The broader investment case for Koyfin as a platform worth paying for rests on democratizing access to institutional-grade research tools. Five years ago, screening stocks by specific financial metrics required Bloomberg Terminal access or expensive market research reports. Today, Koyfin enables a solo individual investor to perform analyses comparable to those conducted by $1 billion hedge funds. From this perspective, even the Professional tier at $199.95 monthly ($2,400 annually) represents extraordinary value relative to the alternative of hiring financial analysts or purchasing specialized reports. Whether Koyfin remains worth it long-term depends on your commitment to data-driven investing and whether you actually use the tools regularly enough to justify the cost.
Conclusion
Koyfin Terminal’s worth ultimately depends on your investing activity level and research requirements. For passive investors checking holdings quarterly, the free tier provides adequate functionality. For active individual investors and semi-professional traders, the Plus ($39/month) or Pro ($79/month) plans deliver professional-grade research capabilities at consumer-friendly prices. For investment advisors and professional users, the Expert through Ultimate tiers ($200-$500/month) cost substantially less than established alternatives like Bloomberg while providing comparable functionality in stock and fund screening.

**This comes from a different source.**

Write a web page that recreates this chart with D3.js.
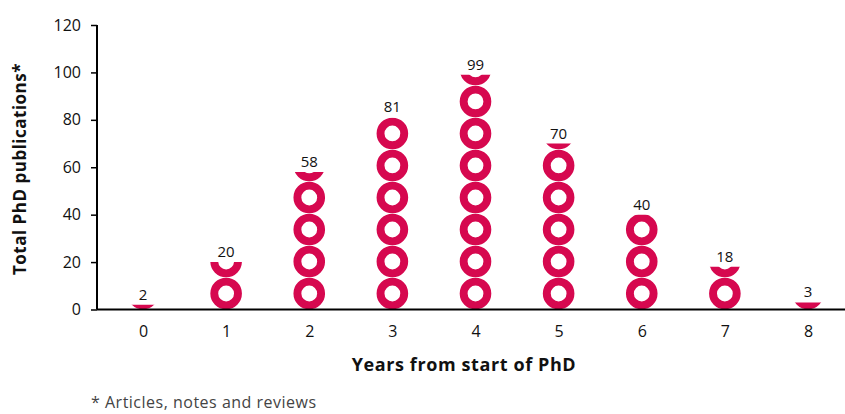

The clearest answer to “what is Koyfin Terminal worth?” is this: evaluate it against your alternative. If you’re currently buying individual stock reports, paying for multiple advisory subscriptions, or spending hours manually compiling financial data, Koyfin at any paid tier likely delivers positive ROI. If you’re a casual investor satisfied with free research tools, the free tier meets your needs. Take advantage of the seven-day free trial to evaluate the Pro plan, and consider annual payment to capture the up-to-40% discount. For most serious investors, Koyfin represents genuine value in an industry where quality research tools have historically cost thousands per month.